The "raw" statistics for this period were then adjusted as follows:

  1. To allow for the sentence in the reports which reads "Also, the bodies of killed fighters from groups like the al-Mahdi Army are rarely taken to morgues," an estimate of "between 1 in 50 to 1 in 25" was used to represent the "rare" presence of fighters in the morgue statistics. AP's Baghdad figure was accordingly reduced by 4 per cent and 2 percent to produce "fighter-free" minimum and maximum estimates.
  2. These numbers were further reduced by morgue data for the equivalent 2002-2003 periods (and locations) to provide an adjustment for normal "background" death rates unattributable to the war and its aftermath. It is only the difference between the pre- and post-invasion rates which are recorded here.

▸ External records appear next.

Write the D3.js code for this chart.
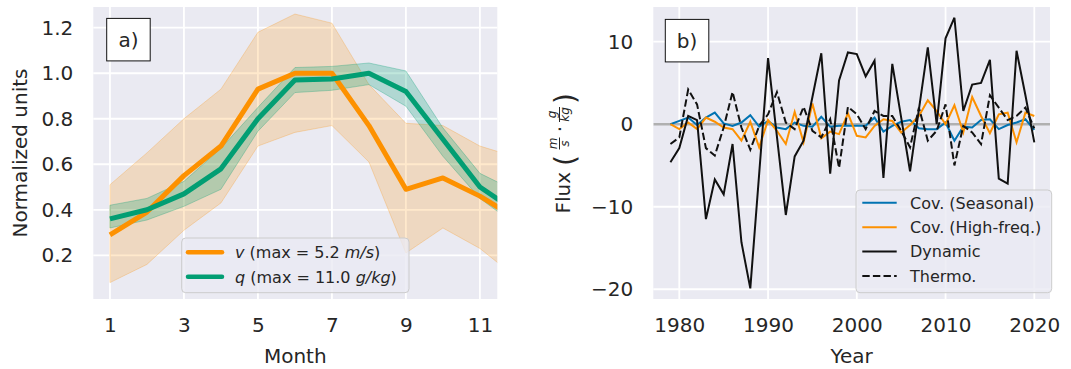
<!DOCTYPE html>
<html>
<head>
<meta charset="utf-8">
<script src="https://cdn.jsdelivr.net/npm/d3@7"></script>
<style>
  body { margin: 0; background: white; }
  text { font-family: "DejaVu Sans", sans-serif; fill: #262626; }
</style>
</head>
<body>
<svg id="chart" width="1071" height="369"></svg>
<script>
// ---- panel a data (normalized seasonal cycle)
var months = [1, 2, 3, 4, 5, 6, 7, 8, 9, 10, 11, 12];
var vMean = [0.29, 0.39, 0.55, 0.68, 0.93, 1.00, 1.00, 0.77, 0.49, 0.54, 0.46, 0.36];
var vLow  = [0.08, 0.16, 0.31, 0.43, 0.68, 0.74, 0.77, 0.61, 0.21, 0.32, 0.23, 0.10];
var vHigh = [0.51, 0.65, 0.80, 0.93, 1.18, 1.26, 1.22, 0.95, 0.78, 0.77, 0.68, 0.63];
var qMean = [0.36, 0.40, 0.47, 0.58, 0.80, 0.97, 0.975, 1.00, 0.92, 0.71, 0.50, 0.39];
var qLow  = [0.32, 0.355, 0.415, 0.49, 0.745, 0.915, 0.925, 0.95, 0.855, 0.635, 0.45, 0.33];
var qHigh = [0.42, 0.45, 0.525, 0.67, 0.85, 1.025, 1.03, 1.045, 1.01, 0.76, 0.56, 0.48];
var monthTicks = [1, 3, 5, 7, 9, 11];
var normTicks = [0.2, 0.4, 0.6, 0.8, 1.0, 1.2];

// ---- panel b data (yearly flux terms)
var years = d3.range(1979, 2021);
var seasonal = [0, 0.4, 0.8, -0.1, 0.8, 1.4, 0.1, -0.2, 0.2, 1.1,
  -0.3, 0.4, -0.4, -0.6, 0.2, -0.2, -0.3, 0.9, -0.3, -0.2,
  -0.2, -0.2, -0.2, 0.8, -0.9, -0.2, 0.3, 0.5, -0.5, -0.6,
  -0.6, 0.2, -2.0, -0.3, -0.4, 0.5, 0.6, -0.6, -0.1, 0.2, 0.6, -0.7];
var highFreq = [0, -0.6, 0.2, -0.6, 0.8, 0.3, -0.4, -0.6, -2.0, 0.3,
  -2.8, 0.5, -0.8, -2.4, 1.5, -2.2, 2.5, -1.7, -0.9, -1.2,
  1.3, -1.4, -1.6, -0.2, 0.6, 0.4, -1.0, -0.1, 1.0, 2.9,
  1.6, 0.0, 2.3, -1.0, 3.3, 1.0, -1.1, 1.2, 1.4, -2.2, 1.4, 1.0];
var dynamic = [-4.6, -2.9, 1.0, 0.5, -11.5, -6.7, -8.5, -2.4, -14.3, -19.9,
  -6.0, 8.0, -1.5, -11.0, -3.9, -2.0, 3.3, 8.6, -6.0, 5.3,
  8.7, 8.5, 5.8, 7.7, -6.5, 7.3, 0.8, -5.7, 1.8, 9.3,
  0.0, 10.4, 12.9, 1.6, 4.8, 5.0, 7.8, -6.6, -7.2, 8.9, 3.5, -2.2];
var thermo = [-2.4, -1.6, 4.2, 2.4, -2.9, -3.8, -0.4, 3.9, -0.4, -3.1,
  -0.2, 1.2, 3.9, 0.2, -0.6, 2.1, -0.8, -1.6, 0.6, -5.3,
  2.1, 1.2, -0.6, 1.6, 1.0, 1.0, -0.8, -2.8, 2.0, -2.0,
  -0.8, 2.4, -5.0, -0.2, -1.0, -2.4, 3.5, 2.0, 0.5, 1.0, 2.0, -0.5];
var yearTicks = [1980, 1990, 2000, 2010, 2020];
var fluxTicks = [-20, -10, 0, 10];

var orange = "#fd9100", green = "#029e73", blue = "#0173b2";
var bg = "#eaeaf2";

var svg = d3.select("#chart");

// panel boxes
var boxA = {x0: 93.3, x1: 497.3, y0: 7, y1: 299};
var boxB = {x0: 653.3, x1: 1050, y0: 7, y1: 299};

var xA = d3.scaleLinear().domain([0.55, 11.47]).range([boxA.x0, boxA.x1]);
var yA = d3.scaleLinear().domain([0.008, 1.291]).range([boxA.y1, boxA.y0]);
var xB = d3.scaleLinear().domain([1977.07, 2021.77]).range([boxB.x0, boxB.x1]);
var yB = d3.scaleLinear().domain([-21.18, 14.2]).range([boxB.y1, boxB.y0]);

// background + grid for a panel
function drawFrame(box, xs, ys, xt, yt, id) {
  svg.append("rect")
    .attr("x", box.x0).attr("y", box.y0)
    .attr("width", box.x1 - box.x0).attr("height", box.y1 - box.y0)
    .style("fill", bg);
  svg.append("clipPath").attr("id", id)
    .append("rect")
    .attr("x", box.x0).attr("y", box.y0)
    .attr("width", box.x1 - box.x0).attr("height", box.y1 - box.y0);
  var grid = svg.append("g");
  grid.selectAll("line.vx").data(xt).enter().append("line")
    .attr("x1", d => xs(d)).attr("x2", d => xs(d))
    .attr("y1", box.y0).attr("y2", box.y1)
    .style("stroke", "white").style("stroke-width", 1.8);
  grid.selectAll("line.hy").data(yt).enter().append("line")
    .attr("y1", d => ys(d)).attr("y2", d => ys(d))
    .attr("x1", box.x0).attr("x2", box.x1)
    .style("stroke", "white").style("stroke-width", 1.8);
}

function drawAxes(box, xs, ys, xt, yt, yfmt) {
  var gx = svg.append("g")
    .attr("transform", "translate(0," + box.y1 + ")")
    .call(d3.axisBottom(xs).tickValues(xt).tickSize(0).tickPadding(19).tickFormat(d3.format("d")));
  var gy = svg.append("g")
    .attr("transform", "translate(" + box.x0 + ",0)")
    .call(d3.axisLeft(ys).tickValues(yt).tickSize(0).tickPadding(20).tickFormat(yfmt));
  [gx, gy].forEach(function(g) {
    g.select(".domain").remove();
    g.selectAll("text")
      .attr("font-family", "DejaVu Sans")
      .attr("font-size", "20px")
      .attr("fill", "#262626");
  });
}

function panelTag(x, y, label) {
  svg.append("rect")
    .attr("x", x).attr("y", y).attr("width", 43.5).attr("height", 42.5)
    .style("fill", "white").style("stroke", "#111").style("stroke-width", 1);
  svg.append("text")
    .attr("x", x + 21.75).attr("y", y + 28.5)
    .attr("text-anchor", "middle")
    .attr("font-size", "20px")
    .text(label);
}

// ================= panel a =================
drawFrame(boxA, xA, yA, monthTicks, normTicks, "clipA");

var plotA = svg.append("g").attr("clip-path", "url(#clipA)");

var band = function(lo, hi) {
  return d3.area()
    .x((d, i) => xA(months[i]))
    .y0((d, i) => yA(lo[i]))
    .y1((d, i) => yA(hi[i]));
};
var lineA = function(vals) {
  return d3.line().x((d, i) => xA(months[i])).y((d, i) => yA(vals[i]));
};

plotA.append("path").datum(months)
  .attr("d", band(vLow, vHigh))
  .style("fill", orange).style("fill-opacity", 0.2)
  .style("stroke", orange).style("stroke-opacity", 0.25).style("stroke-width", 1);
plotA.append("path").datum(months)
  .attr("d", band(qLow, qHigh))
  .style("fill", green).style("fill-opacity", 0.25)
  .style("stroke", green).style("stroke-opacity", 0.3).style("stroke-width", 1);

plotA.append("path").datum(months)
  .attr("d", lineA(vMean))
  .style("fill", "none").style("stroke", orange).style("stroke-width", 5)
  .style("stroke-linejoin", "round").style("stroke-linecap", "butt");
plotA.append("path").datum(months)
  .attr("d", lineA(qMean))
  .style("fill", "none").style("stroke", green).style("stroke-width", 5)
  .style("stroke-linejoin", "round").style("stroke-linecap", "butt");

drawAxes(boxA, xA, yA, monthTicks, normTicks, d3.format(".1f"));
panelTag(106.7, 18.4, "a)");

// legend a
var legA = svg.append("g");
legA.append("rect")
  .attr("x", 181.7).attr("y", 238).attr("width", 227.3).attr("height", 54.7)
  .attr("rx", 4)
  .style("fill", bg).style("fill-opacity", 0.8)
  .style("stroke", "#cccccc").style("stroke-width", 1);
var legAItems = [
  {c: orange, y: 252.3, parts: [["v", true], [" (max = 5.2 ", false], ["m/s", true], [")", false]]},
  {c: green, y: 276.7, parts: [["q", true], [" (max = 11.0 ", false], ["g/kg", true], [")", false]]}
];
legAItems.forEach(function(it) {
  legA.append("line")
    .attr("x1", 188).attr("x2", 222).attr("y1", it.y).attr("y2", it.y)
    .style("stroke", it.c).style("stroke-width", 4.5).style("stroke-linecap", "round");
  var t = legA.append("text").attr("x", 235).attr("y", it.y + 5.8).attr("font-size", "16px");
  it.parts.forEach(function(p) {
    t.append("tspan").text(p[0]).attr("font-style", p[1] ? "italic" : "normal");
  });
});

// axis labels a
svg.append("text")
  .attr("x", xA((0.55 + 11.47) / 2)).attr("y", 363)
  .attr("text-anchor", "middle").attr("font-size", "20px")
  .text("Month");
svg.append("text")
  .attr("transform", "translate(27," + ((boxA.y0 + boxA.y1) / 2) + ") rotate(-90)")
  .attr("text-anchor", "middle").attr("font-size", "20px")
  .text("Normalized units");

// ================= panel b =================
drawFrame(boxB, xB, yB, yearTicks, fluxTicks, "clipB");

var plotB = svg.append("g").attr("clip-path", "url(#clipB)");

plotB.append("line")
  .attr("x1", boxB.x0).attr("x2", boxB.x1)
  .attr("y1", yB(0)).attr("y2", yB(0))
  .style("stroke", "#b0b0b0").style("stroke-width", 2.5);

var series = [
  {name: "Cov. (Seasonal)", vals: seasonal, c: blue, dash: null},
  {name: "Cov. (High-freq.)", vals: highFreq, c: orange, dash: null},
  {name: "Dynamic", vals: dynamic, c: "#111111", dash: null},
  {name: "Thermo.", vals: thermo, c: "#111111", dash: "7.4,3.2"}
];

series.forEach(function(s) {
  plotB.append("path").datum(years)
    .attr("d", d3.line().x((d, i) => xB(years[i])).y((d, i) => yB(s.vals[i])))
    .style("fill", "none").style("stroke", s.c).style("stroke-width", 2)
    .style("stroke-dasharray", s.dash)
    .style("stroke-linejoin", "miter");
});

drawAxes(boxB, xB, yB, yearTicks, fluxTicks, d3.format("d"));
panelTag(665.3, 19.4, "b)");

// legend b
var legB = svg.append("g");
legB.append("rect")
  .attr("x", 856).attr("y", 190).attr("width", 195.7).attr("height", 102.7)
  .attr("rx", 4)
  .style("fill", bg).style("fill-opacity", 0.8)
  .style("stroke", "#cccccc").style("stroke-width", 1);
legB.selectAll("line").data(series).enter().append("line")
  .attr("x1", 862.3).attr("x2", 896.7)
  .attr("y1", (d, i) => 202.8 + i * 24.4).attr("y2", (d, i) => 202.8 + i * 24.4)
  .style("stroke", d => d.c).style("stroke-width", 2)
  .style("stroke-dasharray", d => d.dash);
legB.selectAll("text").data(series).enter().append("text")
  .attr("x", 910).attr("y", (d, i) => 202.8 + i * 24.4 + 5.8)
  .attr("font-size", "16px")
  .text(d => d.name);

// axis labels b
svg.append("text")
  .attr("x", (boxB.x0 + boxB.x1) / 2).attr("y", 363)
  .attr("text-anchor", "middle").attr("font-size", "20px")
  .text("Year");

// Flux (m/s . g/kg) label, rotated, built piece by piece
var fl = svg.append("g")
  .attr("transform", "translate(570," + ((boxB.y0 + boxB.y1) / 2) + ") rotate(-90)");
fl.append("text").attr("x", -60.5).attr("y", 0).attr("font-size", "20px").text("Flux");
fl.append("text").attr("x", -13).attr("y", 5).attr("font-size", "28px").text("(");
fl.append("text").attr("x", 9.5).attr("y", -12.8).attr("text-anchor", "middle")
  .attr("font-size", "12px").attr("font-style", "italic").text("m");
fl.append("line").attr("x1", 3.5).attr("x2", 15.5).attr("y1", -10.5).attr("y2", -10.5)
  .style("stroke", "#262626").style("stroke-width", 1);
fl.append("text").attr("x", 9.5).attr("y", -1.5).attr("text-anchor", "middle")
  .attr("font-size", "12px").attr("font-style", "italic").text("s");
fl.append("text").attr("x", 24).attr("y", -3.5).attr("text-anchor", "middle")
  .attr("font-size", "20px").text("·");
fl.append("text").attr("x", 38.5).attr("y", -14.5).attr("text-anchor", "middle")
  .attr("font-size", "12px").attr("font-style", "italic").text("g");
fl.append("line").attr("x1", 31).attr("x2", 46).attr("y1", -10.5).attr("y2", -10.5)
  .style("stroke", "#262626").style("stroke-width", 1);
fl.append("text").attr("x", 38.5).attr("y", -1.5).attr("text-anchor", "middle")
  .attr("font-size", "12px").attr("font-style", "italic").text("kg");
fl.append("text").attr("x", 49).attr("y", 5).attr("font-size", "28px").text(")");
</script>
</body>
</html>
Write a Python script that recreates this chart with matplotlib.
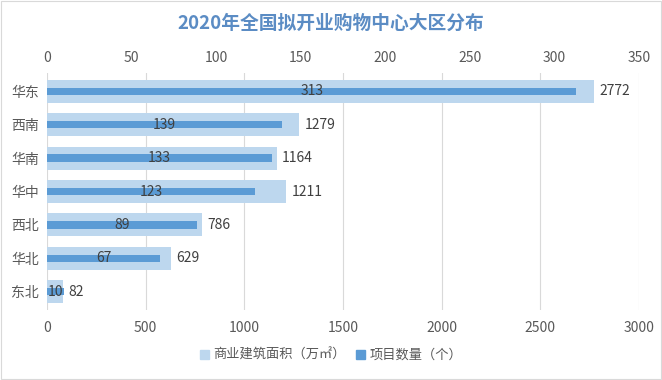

  3. Deaths which may already have been recorded by IBC from other reporting for the locations and periods concerned were subtracted from the totals obtained after step 2 to avoid overlaps and double-counting (See the "Details..." note to x073 for an example of the Methodology used in such instances).
  4. We also allowed for the statement from the director of statistics at the Baghdad morgue that "The figure [reported by the morgue] does not include most people killed in big terrorist bombings": Where there were existing, potentially-overlapping records of this nature identified in step 3, above, those overlaps were reduced by "half+1" for overlaps smaller than 10 and by 60 per cent for larger ones — "60 per cent" being our interpretation of the term "most" as used here.

As noted by AP, absent from this data are records from morgues which did not participate in or respond to AP's survey — it should not therefore be considered comprehensive.